In Lua 5.4 (work1), all or no tables are strong, depending on
LUA_NILINTABLE. A new keyword 'undef' is needed to remove a key
from a
strong table.
If instead of that, a hitherto unused letter of the __mode
metafield
(say 'n') is used to indicate whether a table is strong, then
(a) strong and non-strong tables could coexist in the same code;
(b) no compiler variable would be needed
To remove a key from a strong table, a function table.undef
could be
supplied that temporarily replaces 'n' in __mode by a neutral
letter
and does a rawset.
This would make code that is always wrong (leaks table keys) in
5.4work1 only sometimes wrong with "strong" tables.

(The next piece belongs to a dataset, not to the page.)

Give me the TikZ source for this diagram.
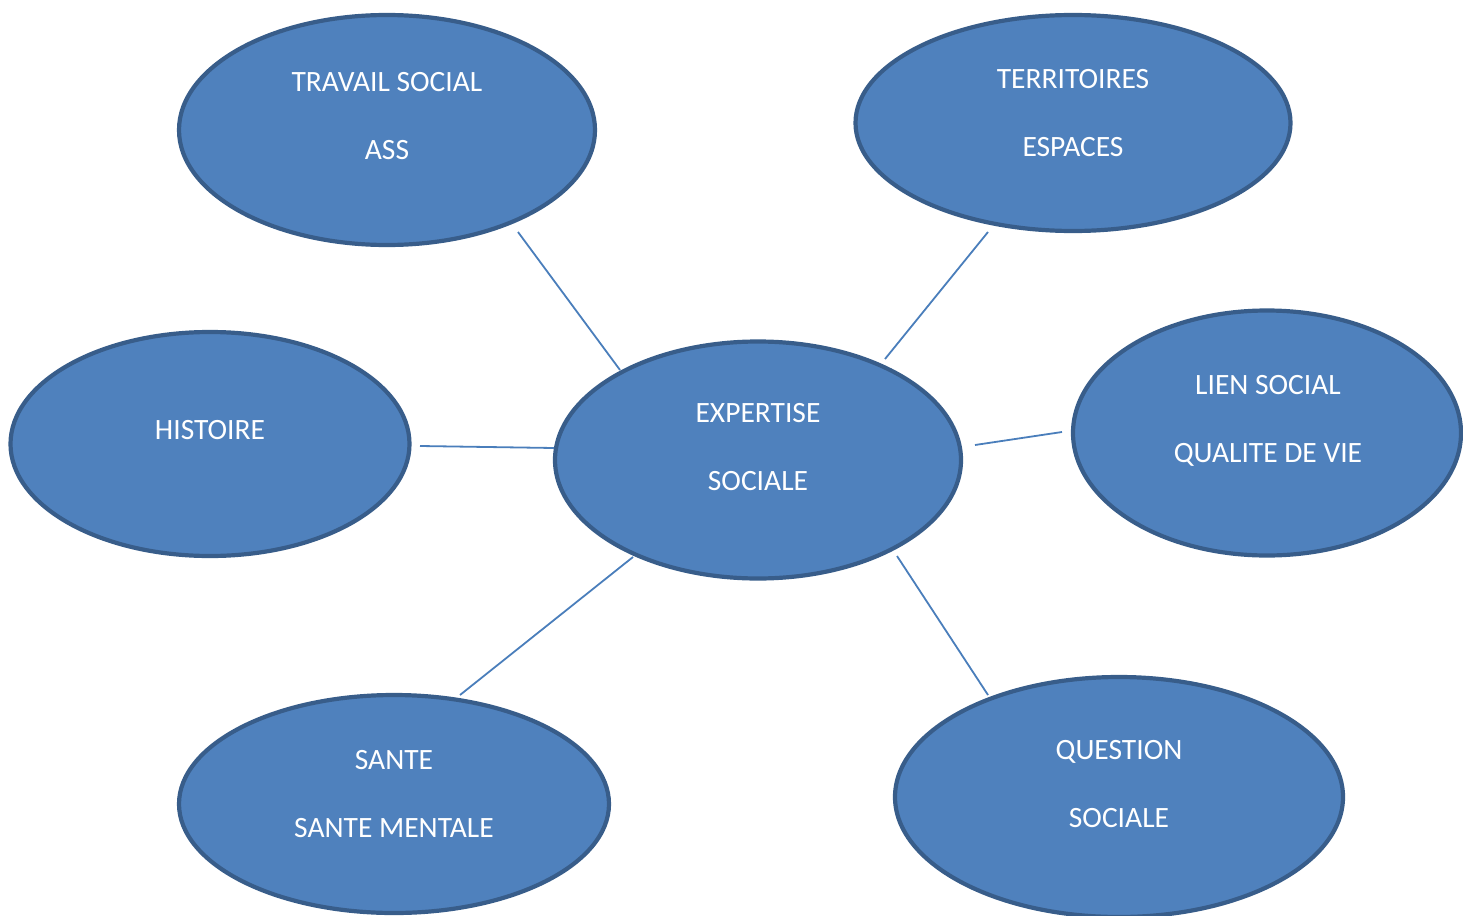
\documentclass[tikz,border=0pt]{standalone}
\usepackage{fontspec}
\setmainfont{Carlito}
\usetikzlibrary{shapes.geometric}
\definecolor{efill}{HTML}{4F81BD}
\definecolor{edraw}{HTML}{385D8A}
\definecolor{lcol}{HTML}{4A7EBB}
\begin{document}
\begin{tikzpicture}[x=1pt,y=-1pt,
  bubble/.style={ellipse,fill=efill,draw=edraw,line width=4.2pt,inner sep=0pt},
  lbl/.style={text=white,font=\fontsize{29.5}{68}\selectfont,align=center,inner sep=0pt},
  link/.style={draw=lcol,line width=1.8pt}]
\useasboundingbox (0,0) rectangle (1463,915);
\node[bubble,minimum width=416pt,minimum height=230pt] (trav) at (387,130) {};
\node[bubble,minimum width=435pt,minimum height=216pt] (terr) at (1073,123) {};
\node[bubble,minimum width=399pt,minimum height=224pt] (hist) at (210,444) {};
\node[bubble,minimum width=406pt,minimum height=237pt] (expe) at (758,460) {};
\node[bubble,minimum width=388pt,minimum height=245pt] (lien) at (1267,433) {};
\node[bubble,minimum width=430pt,minimum height=218pt] (sant) at (394,804) {};
\node[bubble,minimum width=448pt,minimum height=240pt] (ques) at (1119,797) {};
\node[lbl] (ttrav) at (387,116) {TRAVAIL SOCIAL\\ASS};
\node[lbl] (tterr) at (1073,113) {TERRITOIRES\\ESPACES};
\node[lbl] (thist) at (210,430) {HISTOIRE};
\node[lbl] (texpe) at (758,447) {EXPERTISE\\SOCIALE};
\node[lbl] (tlien) at (1268,421) {LIEN SOCIAL\\QUALITE DE VIE};
\node[lbl] (tsant) at (394,794) {SANTE\\SANTE MENTALE};
\node[lbl] (tques) at (1119,784) {QUESTION\\SOCIALE};
\coordinate (a1) at (518,232); \coordinate (a2) at (620,370);
\coordinate (b1) at (988,232); \coordinate (b2) at (885,359);
\coordinate (c1) at (420,446); \coordinate (c2) at (554,448);
\coordinate (d1) at (975,445); \coordinate (d2) at (1062,432);
\coordinate (e1) at (633,557); \coordinate (e2) at (460,695);
\coordinate (f1) at (897,556); \coordinate (f2) at (988,695);
\draw[link] (a1) -- (a2);
\draw[link] (b1) -- (b2);
\draw[link] (c1) -- (c2);
\draw[link] (d1) -- (d2);
\draw[link] (e1) -- (e2);
\draw[link] (f1) -- (f2);
\end{tikzpicture}
\end{document}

I'm not sure
that is better, because you'd have to fix it either way, and you
would have less pressure to do so.
I don't see how this is a problem, as long as you need to need to
set the mode of the table explicitly. Therefore this is surely new
code, and of there is a leak in it, it is a mistake not a backwards
compatibility problem. Of course you may not pass a strong table to
old libraries.
If you want to write backwards compatible code, just don't use the
feature at all or make a version check.